Dias atrás fui cobrar uma conta do Euclides, meu antigo professor de matemática. Há meses ele vem me enrolando. Agora se saiu com esta:

- Você sabe, Chico, a minha família, como a tua, você sabe, somos da classe média baixa e...

Passou então a uma lengalenga sobre cheques voltando, salário em atraso, a saúde da sogra, o batizado da neta. Escutei uns trechos recortados, enquanto repicava nas bordas ovais do meu crânio... classe média, classe média baixa! Será que o Euclides realmente acredita nisso, ele, um sujeito tão inteligente!?

Talvez eu pareça arrogante, mas não me venha com essa de classe, Euclides. Se quiserem, botem o meu número na lista, minha fotografia na lápide, enterrem meu corpo na vala comum, façam o que quiserem lá entre vocês com meus despojos. Mas não me venham dizer que sou da classe... que história é essa de classe?

Classe é uma coisa criminosa de se falar e ainda mais acreditar nela. Tem os podres de ricos, os meio ricos, os pobres e os miseráveis. Mas como entrou na cabeça dessas pessoas uma tal fé em classes? Classes não se comunicam, são estanques, limitadas por cifras, ou pela falta delas. Classes não caminham, apenas se dispersam. Não somam, apenas amontoam. Não dividem, apenas estilhaçam.

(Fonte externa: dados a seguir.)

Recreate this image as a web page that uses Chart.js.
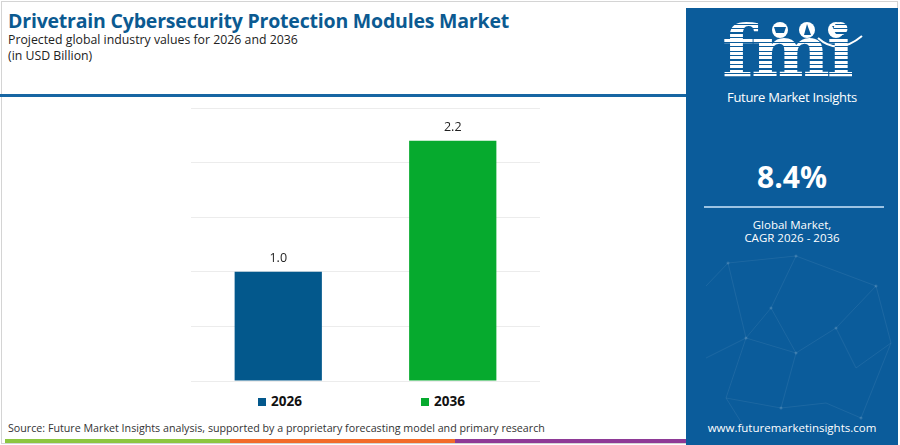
<!DOCTYPE html>
<html>
<head>
<meta charset="utf-8">
<script src="https://cdn.jsdelivr.net/npm/chart.js@4.4.1/dist/chart.umd.min.js"></script>
<style>
    html, body {
        margin: 0;
        padding: 0;
        width: 900px;
        height: 445px;
        overflow: hidden;
        background: #ffffff;
        font-family: "Open Sans", sans-serif;
    }

    #frame {
        position: absolute;
        left: 1px;
        top: 1px;
        width: 897px;
        height: 443px;
        border: 1px solid #d4d4d4;
        box-sizing: border-box;
    }

    #title {
        position: absolute;
        left: 8px;
        top: 7px;
        font-size: 19.5px;
        font-weight: 700;
        color: #0b5a91;
        letter-spacing: -0.2px;
        white-space: nowrap;
    }

    .sub {
        position: absolute;
        left: 8px;
        font-size: 12.3px;
        color: #222;
        white-space: nowrap;
    }

    #rule {
        position: absolute;
        left: 0;
        top: 94px;
        width: 688px;
        height: 3px;
        background: #1766a3;
    }

    #chartBox {
        position: absolute;
        left: 191px;
        top: 104px;
        width: 349px;
        height: 278px;
    }

    #legend {
        position: absolute;
        top: 392px;
        left: 0;
        width: 690px;
        height: 18px;
    }

    .legendItem {
        position: absolute;
        top: 0;
        font-size: 13.5px;
        font-weight: 700;
        color: #111;
        white-space: nowrap;
        line-height: 18px;
    }

    .legendItem span {
        display: inline-block;
        width: 8px;
        height: 8px;
        margin-right: 5px;
        vertical-align: 0px;
    }

    #source {
        position: absolute;
        left: 8px;
        top: 421px;
        font-size: 10.7px;
        color: #333;
        white-space: nowrap;
    }

    .stripe {
        position: absolute;
        top: 439px;
        height: 4px;
    }

    #panel {
        position: absolute;
        left: 686px;
        top: 8px;
        width: 212px;
        height: 437px;
        background: #0b5c9b;
        overflow: hidden;
        color: #ffffff;
        text-align: center;
    }

    #logo {
        position: absolute;
        left: 36px;
        top: 8px;
        font-family: "DejaVu Serif", serif;
        font-weight: 700;
        font-size: 71px;
        line-height: 71px;
        letter-spacing: -3px;
        color: transparent;
        transform: scale(1.05, 1);
        transform-origin: left top;
        background: repeating-linear-gradient(to bottom, #ffffff 0px, #ffffff 3px, #0b5c9b 3px, #0b5c9b 4.5px);
        -webkit-background-clip: text;
        background-clip: text;
    }

    #brand {
        position: absolute;
        left: 0;
        top: 80px;
        width: 100%;
        font-size: 13px;
        color: #ffffff;
        letter-spacing: -0.3px;
    }

    #cagr {
        position: absolute;
        left: 0;
        top: 148px;
        width: 100%;
        font-size: 30px;
        font-weight: 700;
    }

    #cagrRule {
        position: absolute;
        left: 18px;
        top: 198px;
        width: 180px;
        height: 2px;
        background: #9cc3e3;
    }

    #cagrText {
        position: absolute;
        left: 0;
        top: 210px;
        width: 100%;
        font-size: 11.5px;
        line-height: 13px;
    }

    #url {
        position: absolute;
        left: 0;
        top: 412px;
        width: 100%;
        font-size: 11.5px;
    }
</style>
</head>
<body>
<div id="frame"></div>

<div id="title">Drivetrain Cybersecurity Protection Modules Market</div>
<div class="sub" style="top: 31px;">Projected global industry values for 2026 and 2036</div>
<div class="sub" style="top: 47px;">(in USD Billion)</div>
<div id="rule"></div>

<div id="chartBox"><canvas id="marketChart"></canvas></div>
<div id="legend"></div>

<div id="source">Source: Future Market Insights analysis, supported by a proprietary forecasting model and primary research</div>
<div class="stripe" style="left: 5px; width: 225px; background: #8cc63f;"></div>
<div class="stripe" style="left: 230px; width: 225px; background: #f26b2a;"></div>
<div class="stripe" style="left: 455px; width: 231px; background: #8e3a96;"></div>

<div id="panel">
    <svg width="212" height="437" style="position:absolute;left:0;top:0;">
        <g stroke="#ffffff" stroke-opacity="0.07" stroke-width="1" fill="none">
            <polyline points="20,278 42,255 60,330 40,390 62,425"></polyline>
            <polyline points="42,255 110,248 190,278 205,335 175,410"></polyline>
            <polyline points="60,330 110,345 150,320 190,278"></polyline>
            <polyline points="110,248 85,300 110,345 95,400 140,395 175,410"></polyline>
            <polyline points="150,320 170,360 205,335"></polyline>
            <polyline points="40,390 95,400"></polyline>
            <polyline points="20,350 60,330 85,300"></polyline>
        </g>
        <g fill="#ffffff" fill-opacity="0.15">
            <circle cx="42" cy="255" r="1.5"></circle>
            <circle cx="110" cy="248" r="1.5"></circle>
            <circle cx="190" cy="278" r="1.5"></circle>
            <circle cx="60" cy="330" r="1.5"></circle>
            <circle cx="110" cy="345" r="1.5"></circle>
            <circle cx="150" cy="320" r="1.5"></circle>
            <circle cx="85" cy="300" r="1.5"></circle>
            <circle cx="95" cy="400" r="1.5"></circle>
            <circle cx="175" cy="410" r="1.5"></circle>
        </g>
        <g fill="#ffffff">
            <circle cx="94" cy="22" r="8"></circle>
            <circle cx="121" cy="22" r="8"></circle>
            <circle cx="150" cy="22" r="8"></circle>
        </g>
        <g fill="#0b5c9b">
            <path d="M88,19 L100,19 L98,25 L90,25 Z"></path>
            <path d="M118,27 L121,16 L125,27 Z"></path>
            <path d="M146,18 L155,18 L151,26 Z"></path>
        </g>
        <path d="M132,30 Q152,48 176,28" stroke="#ffffff" stroke-width="2" fill="none"></path>
    </svg>
    <div id="logo">fmi</div>
    <div id="brand">Future Market Insights</div>
    <div id="cagr">8.4%</div>
    <div id="cagrRule"></div>
    <div id="cagrText">Global Market,<br>CAGR 2026 - 2036</div>
    <div id="url">www.futuremarketinsights.com</div>
</div>

<script>
    // chart values
    const years = ["2026", "2036"];
    const marketValues = [1.0, 2.2];
    const barColors = ["#03588c", "#06aa2e"];
    const yTicks = [0, 0.5, 1.0, 1.5, 2.0, 2.5];

    // legend positions (px from left) match the reference layout
    const legendLeft = [258, 421];

    const valueLabels = {
        id: "valueLabels",
        afterDatasetsDraw(chart) {
            const ctx = chart.ctx;
            ctx.save();
            ctx.font = "12.5px 'Open Sans', sans-serif";
            ctx.fillStyle = "#222222";
            ctx.textAlign = "center";
            ctx.textBaseline = "middle";
            chart.data.datasets.forEach((ds, i) => {
                const meta = chart.getDatasetMeta(i);
                meta.data.forEach((bar, j) => {
                    const v = ds.data[j];
                    if (v === null) {
                        return;
                    }
                    ctx.fillText(v.toFixed(1), bar.x, bar.y - 13);
                });
            });
            ctx.restore();
        },
    };

    const datasets = years.map((year, i) => ({
        label: year,
        data: years.map((_, j) => (i === j ? marketValues[i] : null)),
        backgroundColor: barColors[i],
        borderWidth: 0,
        grouped: false,
        barPercentage: 0.5,
        categoryPercentage: 1.0,
    }));

    new Chart(document.getElementById("marketChart").getContext("2d"), {
        type: "bar",
        data: {
            labels: years,
            datasets: datasets,
        },
        options: {
            responsive: true,
            maintainAspectRatio: false,
            animation: false,
            layout: {
                padding: { top: 4, bottom: 1, left: 0, right: 0 },
            },
            scales: {
                x: {
                    grid: { display: false, drawTicks: false },
                    border: { display: false },
                    ticks: { display: false },
                },
                y: {
                    min: yTicks[0],
                    max: yTicks[yTicks.length - 1],
                    afterBuildTicks(axis) {
                        axis.ticks = yTicks.map((v) => ({ value: v }));
                    },
                    grid: { color: "#ececec", lineWidth: 1, drawTicks: false },
                    border: { display: false },
                    ticks: { display: false },
                },
            },
            plugins: {
                legend: { display: false },
                tooltip: { enabled: false },
            },
        },
        plugins: [valueLabels],
    });

    const legendBox = document.getElementById("legend");
    years.forEach((year, i) => {
        const item = document.createElement("div");
        item.className = "legendItem";
        item.style.left = legendLeft[i] + "px";
        item.innerHTML = '<span style="background:' + barColors[i] + '"></span>' + year;
        legendBox.appendChild(item);
    });
</script>
</body>
</html>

Vejo olhos de antigos correligionários me espiando nas esquinas, enquanto converso sem culpas com o dono do carro chique conversível sobre a última conquista do vôlei brasileiro. Olhos ainda mais aflitos estão os da dona do cartório quando me flagra sentado ali na frente da banca de sorvete tomando cerveja com carregadores braçais. Talvez acredita que eu deveria ser um sujeito requintado, já que sou das letras e amigo da família. Mas estou de chinelas e camisa amassada, preocupado menos com a elegância das lhamas que trançam pernas pela avenida feito Giseles Bünchens, mais extasiado com a elegante retirada do sol entre galhos de canafístula da praça.

Classe é para os nobres, que precisam de corpos caídos para sustentá-los na montanha. Classe é dos que se entregaram ao vício do lamento, dos que se renderam ao instituto do homem burocrático, dos que aceitaram a humanidade como segmento isolado de um todo dinâmico que se remonta a cada década.

Abaixe a cabeça para a passagem da nobreza. Morra todos os dias no vazio do seu saldo bancário. Acredite na mesquinhez dos papéis que te põem definido, pronto e isolado feito um boneco de vitrine. Acredite no jogo e no veredicto que te faz medíocre e derrotado pelas regras sagradas de homens infalíveis. Amontoe-se na classe dos mortos enquanto a caravana passa, abaixe a cabeça e ela estará para sempre decepada.

Não, Euclides, não sou da classe, nem alfa, nem beta, nem gama. Sou completamente sem classe, e se vier um janota de nariz empinado para o meu lado, leva uma bicuda.